[swift-evolution] Proposal: Universal dynamic dispatch for method calls

Slava Pestov spestov at apple.com
Sat Dec 12 17:36:45 CST 2015


> On Dec 11, 2015, at 11:45 PM, Chris Lattner via swift-evolution <swift-evolution at swift.org> wrote:
> 
> 3. C++: C++ is a step up from C in terms of introducing dynamism into the model with virtual functions.   Sadly, C++ also provides a hostile model for static optimizability - the existence of placement new prevents a lot of interesting devirtualization opportunities, and generally makes the compiler’s life difficult.

Interesting, I haven’t heard that placement new is problematic before. What are the problems involved (feel free to reply off-list). Is it legal to use placement new to replace an existing instance and change its vtable pointer or do aliasing rules prohibit that?

> Swift is another case of a hybrid model: its semantics provide predictability between obviously static (structs, enums, and global funcs) and obviously dynamic (classes, protocols, and closures) constructs.

Yeah. It’s also pretty cool how a consequence of the runtime generics model is that all value types can be manipulated reflectively, without penalizing static code. I think the key concept here is separating in-memory data from metadata needed for runtime manipulation (value witness tables, protocol conformances etc). I hope more languages design around this in the future.

>  A focus of Swift (like Java and Javascript) is to provide an apparently simple programming model.  However, Swift also intentionally "cheats" in its global design by mixing in a few tricks to make the dynamic parts of the language optimizable by a static compiler in many common cases, without requiring profiling or other dynamic information..  For example, the Swift compiler can tell if methods in non-public classes are never overridden (and non-public is the default, for a lot of good reasons) - thus treating them as final.  This allows eliminating much of the overhead of dynamic dispatch without requiring a JIT.  Consider an “app”: because it never needs to have non-public classes, this is incredibly powerful - the design of the swift package manager extends this even further (in principle, not done yet) to external libraries. Further, Swift’s generics provide an a static performance model similar to C++ templates in release builds (though I agree we need to do more to really follow through on this) -- while Swift existentials (values of protocol type) provide a balance by giving a highly dynamic model.
> 
> The upshot of this is that Swift isn’t squarely in either of the static or dynamic camps: it aims to provide a very predictable performance model (someone writing a bootloader or firmware can stick to using Swift structs and have a simple guarantee of no dynamic overhead or runtime dependence)

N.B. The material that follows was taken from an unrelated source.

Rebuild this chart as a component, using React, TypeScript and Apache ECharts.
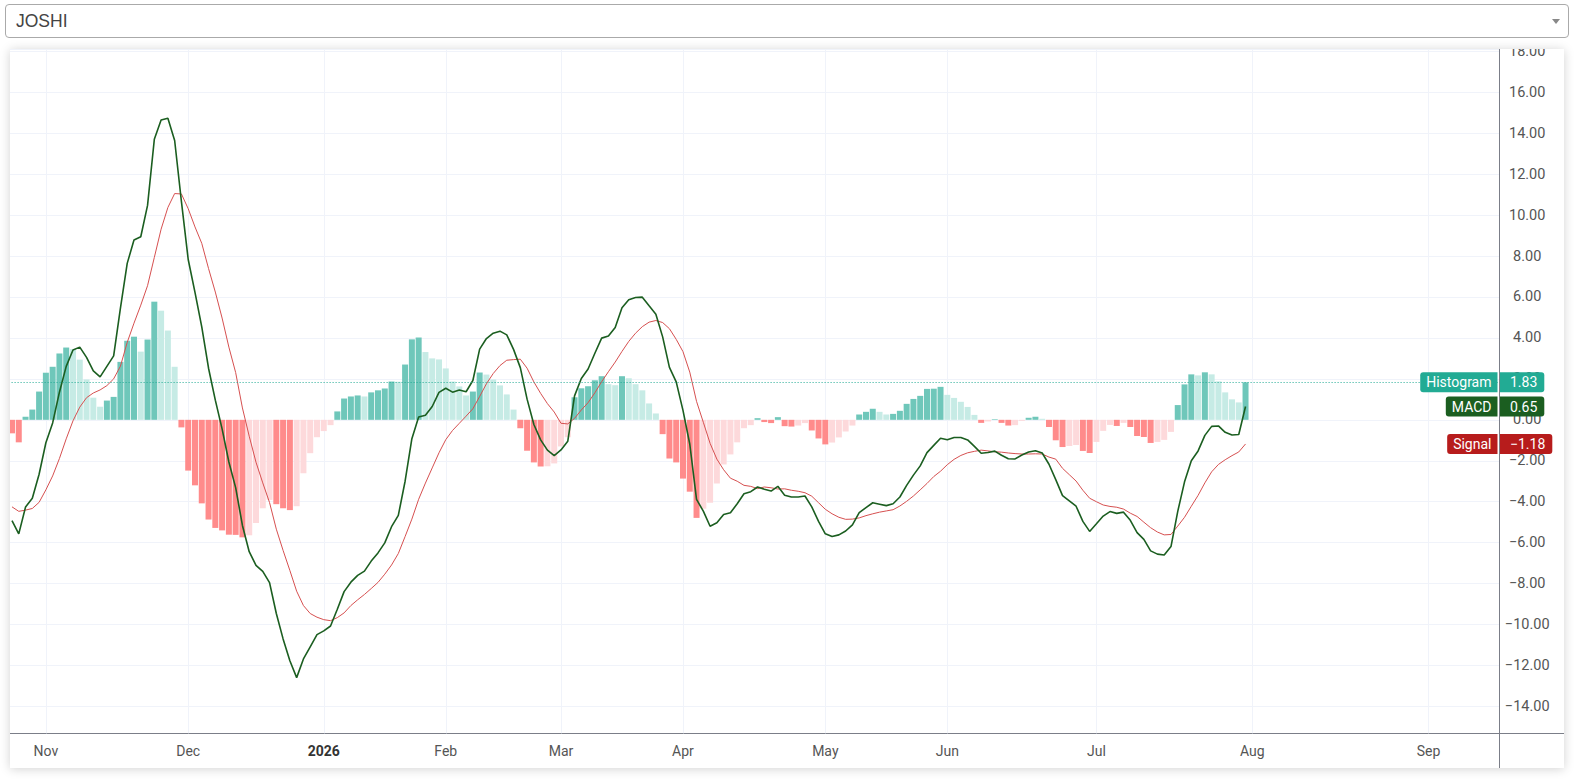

To be fair, we still emit implicit heap allocations for value types whose size isn’t known. So your boot loader will have to avoid generics (and non- at noescape closures), at least :-)

Actually, for code within a single module, are we always able to fully instantiate all generics?

> Finally, while it is possible that a JIT compiler might be interesting someday in the Swift space, if we do things right, it will never be “worth it” because programmers will have enough ability to reason about performance at their fingertips.  This means that there should be no Java or Javascript-magnitude "performance delta" sitting on the table waiting for a JIT to scoop up.  We’ll see how it works out long term, but I think we’re doing pretty well so far.

JITs can teach us a lot about optimizing for compile time though, which would help REPL usage, tooling and scripting.